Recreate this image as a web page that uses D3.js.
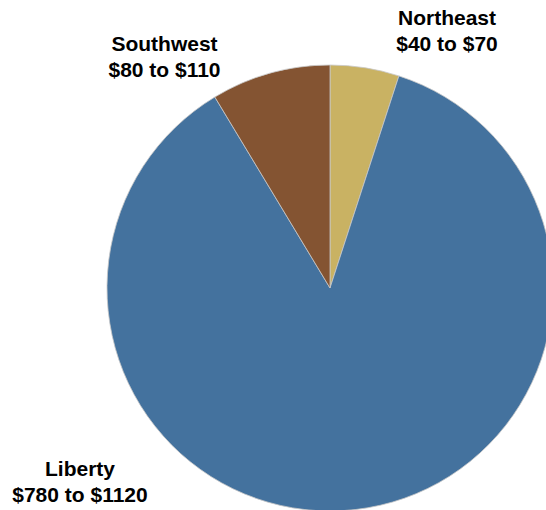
<!DOCTYPE html>
<html>
<head>
<meta charset="utf-8">
<script src="https://cdn.jsdelivr.net/npm/d3@7/dist/d3.min.js"></script>
<style>
  html, body { margin: 0; padding: 0; background: #fff; }
  svg { display: block; }
  text { font-family: "Liberation Sans", Arial, sans-serif; font-weight: bold; fill: #000; }
</style>
</head>
<body>
<svg id="chart" width="546" height="510"></svg>
<script>
// Regional cost ranges; slice size uses the midpoint of each range
const regions = ["Northeast", "Liberty", "Southwest"];
const rangeLow = [40, 780, 80];
const rangeHigh = [70, 1120, 110];
const rangeLabels = ["$40 to $70", "$780 to $1120", "$80 to $110"];
const colors = ["#c9b263", "#44729e", "#845432"];

const data = regions.map((name, i) => ({
  name,
  value: (rangeLow[i] + rangeHigh[i]) / 2,
  label: rangeLabels[i],
  color: colors[i]
}));

const svg = d3.select("#chart");
const cx = 330, cy = 288, radius = 223;

const pie = d3.pie().sort(null).value(d => d.value);
const arc = d3.arc().innerRadius(0).outerRadius(radius);

const g = svg.append("g").attr("transform", `translate(${cx},${cy})`);
g.selectAll("path")
  .data(pie(data))
  .join("path")
  .attr("d", arc)
  .attr("fill", d => d.data.color)
  .attr("stroke", "#c8c8c8")
  .attr("stroke-width", 0.8);

// Label positions for each region (two-line labels)
const labelPos = {
  Northeast: [447, 25],
  Southwest: [164.5, 51],
  Liberty: [80, 476]
};

data.forEach(d => {
  const [x, y] = labelPos[d.name];
  const t = svg.append("text")
    .attr("x", x).attr("y", y)
    .attr("text-anchor", "middle")
    .style("font-size", "21px");
  t.append("tspan").attr("x", x).text(d.name);
  t.append("tspan").attr("x", x).attr("dy", 25.5).text(d.label);
});
</script>
</body>
</html>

**Description of the task**:
Reproduce the listing word for word and omit its pictures.

**Completed exercise**:
Recreate this image as a web page that uses D3.js.
<!DOCTYPE html>
<html>
<head>
<meta charset="utf-8">
<script src="https://cdn.jsdelivr.net/npm/d3@7/dist/d3.min.js"></script>
<style>
  html, body { margin: 0; padding: 0; background: #fff; }
  svg { display: block; }
  text { font-family: "Liberation Sans", Arial, sans-serif; font-weight: bold; fill: #000; }
</style>
</head>
<body>
<svg id="chart" width="546" height="510"></svg>
<script>
// Regional cost ranges; slice size uses the midpoint of each range
const regions = ["Northeast", "Liberty", "Southwest"];
const rangeLow = [40, 780, 80];
const rangeHigh = [70, 1120, 110];
const rangeLabels = ["$40 to $70", "$780 to $1120", "$80 to $110"];
const colors = ["#c9b263", "#44729e", "#845432"];

const data = regions.map((name, i) => ({
  name,
  value: (rangeLow[i] + rangeHigh[i]) / 2,
  label: rangeLabels[i],
  color: colors[i]
}));

const svg = d3.select("#chart");
const cx = 330, cy = 288, radius = 223;

const pie = d3.pie().sort(null).value(d => d.value);
const arc = d3.arc().innerRadius(0).outerRadius(radius);

const g = svg.append("g").attr("transform", `translate(${cx},${cy})`);
g.selectAll("path")
  .data(pie(data))
  .join("path")
  .attr("d", arc)
  .attr("fill", d => d.data.color)
  .attr("stroke", "#c8c8c8")
  .attr("stroke-width", 0.8);

// Label positions for each region (two-line labels)
const labelPos = {
  Northeast: [447, 25],
  Southwest: [164.5, 51],
  Liberty: [80, 476]
};

data.forEach(d => {
  const [x, y] = labelPos[d.name];
  const t = svg.append("text")
    .attr("x", x).attr("y", y)
    .attr("text-anchor", "middle")
    .style("font-size", "21px");
  t.append("tspan").attr("x", x).text(d.name);
  t.append("tspan").attr("x", x).attr("dy", 25.5).text(d.label);
});
</script>
</body>
</html>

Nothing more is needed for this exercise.